The Sea in Winter by Christine Day: Maisie Cannon has had a hard year: she hurt her leg and couldn't keep up with her ballet training. She feels hopeless, and with the upcoming family trip along the coast along the Makah community from her mother's childhood, she is less than thrilled. With dark feelings overriding the pain of her knee, can Maisie learn to find calm in this storm inside of her?
Elatsoe by Darcie Little Badger and Rovina Cai: Elatsoe--or Ellie for short--can raise the spirits of dead animals, like her ghost dog Kirby. Her cousin dies in a car crash, and everyone thinks accident, but his ghost tells Ellie different. In this alternate contemporary America with ancestral magics and knowledge of its Indigenous and immigrant groups, Ellie tracks the killer and unravels the mysteries of a creepy town in this incredible book.
The Only Good Indians by Stephen Graham Jones: This psychological horror follows four American Indian men and their families who are haunted by a disturbing event that occurred in their youth.
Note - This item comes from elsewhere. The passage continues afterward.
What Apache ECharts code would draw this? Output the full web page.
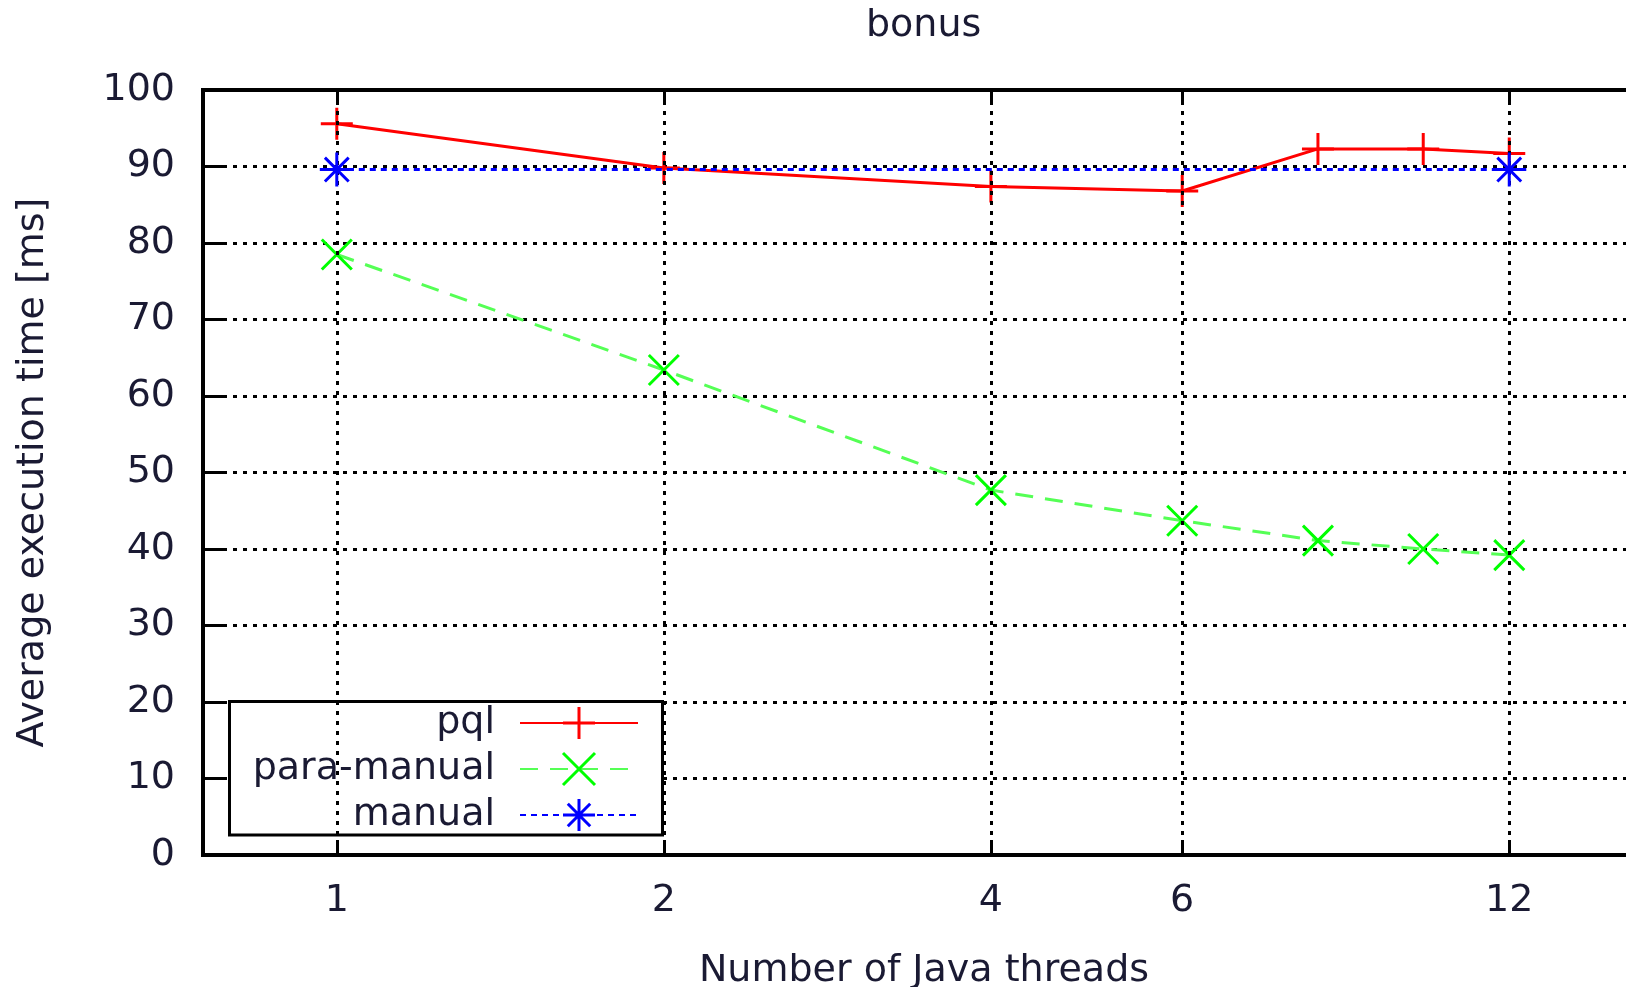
<!DOCTYPE html>
<html><head><meta charset="utf-8">
<script src="https://cdn.jsdelivr.net/npm/echarts@6/dist/echarts.min.js"></script>
<style>html,body{margin:0;padding:0;background:#fff;overflow:hidden}#c{width:1626px;height:987px}</style>
</head><body><div id="c"></div>
<script>
const titleText = 'bonus';
const xName = 'Number of Java threads';
const yName = 'Average execution time [ms]';
const seriesNames = ['pql', 'para-manual', 'manual'];
const threads = [1, 2, 4, 6, 8, 10, 12];
const xTickValues = [1, 2, 4, 6, 12];
const pql = [95.6, 89.8, 87.4, 86.8, 92.3, 92.3, 91.7];
const paraManual = [78.5, 63.4, 47.7, 43.7, 41.1, 40.0, 39.2];
const manualThreads = [1, 12];
const manual = [89.6, 89.6];

const FONT = 'DejaVu Sans';
const TXT = '#1a1a33';
const plusPath = 'path://M0,5L10,5M5,0L5,10';
const crossPath = 'path://M0,0L10,10M10,0L0,10';
const starPath = 'path://M0,5L10,5M5,0L5,10M1.5,1.5L8.5,8.5M8.5,1.5L1.5,8.5';

const chart = echarts.init(document.getElementById('c'), null, {renderer: 'canvas'});
const xCommon = {
  type: 'log', logBase: 2, min: 0.7531, max: 16,
  axisLine: {show: false},
  splitLine: {show: false},
  axisTick: {show: true, inside: true, length: 15, customValues: xTickValues, lineStyle: {color: '#000', width: 3}}
};
chart.setOption({
  animation: false,
  backgroundColor: '#fff',
  title: {text: titleText, left: 866, top: 7, padding: 0,
    textStyle: {fontFamily: FONT, fontSize: 38, fontWeight: 'normal', color: TXT}},
  grid: {left: 203, top: 90, width: 1442, bottom: 132, show: true, borderColor: '#000', borderWidth: 4,
    backgroundColor: 'transparent', containLabel: false, outerBoundsMode: 'none'},
  legend: {
    data: seriesNames, orient: 'vertical', left: 229.5, top: 701.5, align: 'right',
    itemWidth: 118, itemHeight: 40, itemGap: 6, padding: [1.5, 23.5, 0, 10],
    backgroundColor: '#fff', borderColor: '#000', borderWidth: 3, borderRadius: 0,
    selectedMode: false,
    itemStyle: {borderWidth: 3},
    textStyle: {fontFamily: FONT, fontSize: 38, color: TXT, width: 255.5, align: 'right', padding: [0, 20, 0, 0], lineHeight: 40}
  },
  xAxis: [
    Object.assign({}, xCommon, {
      position: 'bottom', name: xName, nameLocation: 'middle', nameGap: 97,
      nameTextStyle: {fontFamily: FONT, fontSize: 38, color: TXT},
      axisLabel: {show: true, customValues: xTickValues, margin: 27, fontFamily: FONT, fontSize: 38, color: TXT}
    }),
    Object.assign({}, xCommon, {position: 'top', axisLabel: {show: false}})
  ],
  yAxis: {
    type: 'value', min: 0, max: 100, interval: 10,
    name: yName, nameLocation: 'middle', nameGap: 151, nameRotate: 90,
    nameTextStyle: {fontFamily: FONT, fontSize: 38, color: TXT},
    axisLine: {show: false},
    axisTick: {show: true, inside: true, length: 20, lineStyle: {color: '#000', width: 3}},
    axisLabel: {margin: 28, fontFamily: FONT, fontSize: 38, color: TXT, padding: [12, 0, 0, 0]},
    splitLine: {show: true, lineStyle: {color: '#000', width: 3, type: [4, 6]}}
  },
  series: [
    {
      type: 'line', data: [], silent: true, z: 1,
      markLine: {
        silent: true, symbol: ['none', 'none'], label: {show: false}, animation: false,
        lineStyle: {color: '#000', width: 3, type: [4, 6]},
        emphasis: {disabled: true},
        data: xTickValues.map(v => ({xAxis: v}))
      }
    },
    {
      name: seriesNames[0], type: 'line', z: 3,
      data: threads.map((t, i) => [t, pql[i]]),
      symbol: plusPath, symbolSize: 32, symbolKeepAspect: true,
      lineStyle: {color: '#ff0000', width: 3},
      itemStyle: {color: '#ff0000', borderColor: '#ff0000', borderWidth: 3}
    },
    {
      name: seriesNames[1], type: 'line', z: 4,
      data: threads.map((t, i) => [t, paraManual[i]]),
      symbol: crossPath, symbolSize: 30, symbolKeepAspect: true,
      lineStyle: {color: '#55ff55', width: 3, type: [18, 12]},
      itemStyle: {color: '#00ff00', borderColor: '#00ff00', borderWidth: 3}
    },
    {
      name: seriesNames[2], type: 'line', z: 5,
      data: manualThreads.map((t, i) => [t, manual[i]]),
      symbol: starPath, symbolSize: 34, symbolKeepAspect: true,
      lineStyle: {color: '#0000ff', width: 3, type: [6, 5]},
      itemStyle: {color: '#0000ff', borderColor: '#0000ff', borderWidth: 3}
    }
  ]
});
</script></body></html>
Tracked by an entity filled with revenge years later, the four must grapple with identities they tried to shed.
A History of My Brief Body by Billy-Ray Belcourt: This collection of essays focuses on the expansive topics of grief, love, joy, queerness, and colonial violence.
Swim Home to the Vanished by Brenda Shay Basham: With grief fresh on Damien's mind after his younger brother's drowning, he flees to a fishing village in hopes of forgetting his past. As he arrives, a well-known local woman is being buried, and Damien meets her mother who welcomes him with a room and a job. As rumors swirl around the village of the mother's involvement in her daughter's death, Damien finds himself in the power struggle of right and wrong.
A Council of Dolls by Mona Susan Power: This moving novel covers three generations of Yanktonai Dakota women from the 19th century to present day.
We Survived the End of the World: Lessons from Native America on Apocalypse and Hope by Steven Charleston: From the moment European settles set their sights on the American shorelines, various forms of apocalypses have crashed over Native Americans. Nowadays, new forms of apocalypse persist: pandemics, war, natural disasters--the list goes on! Charleston offers hope in these dark times with his words and insight.
As Long as Grass Grows: The Indigenous Fight for Environmental Justice, from Colonization to Standing Rock by Dina Gilio-Whitaker: The fight to protect sacred sites, providing safe water and food, and treaty violence is a long and fraught history. This dark, but educational read takes readers through the history of these important fights for justice.
To Shape a Dragon's Breath: The First Book of Nampeshiweisit by Moniquill Blackgoose: In this incredible fantasy, Anequs, and her people living peacefully on the island, Masquapaug, has bonded with a dragon to the delight of her people. The Anglish conquerors, however, do not look so kindly upon Anequs. Thrown into the world of the Anglish to survive, Anequs vows to not become the meek person expected by the conquerors.
Weaving Sundown in a Scarlet Light: Fifty Poems for Fifty Years by Joy Harjo: This is an incredibly moving poetry collection by former Poet Laureate.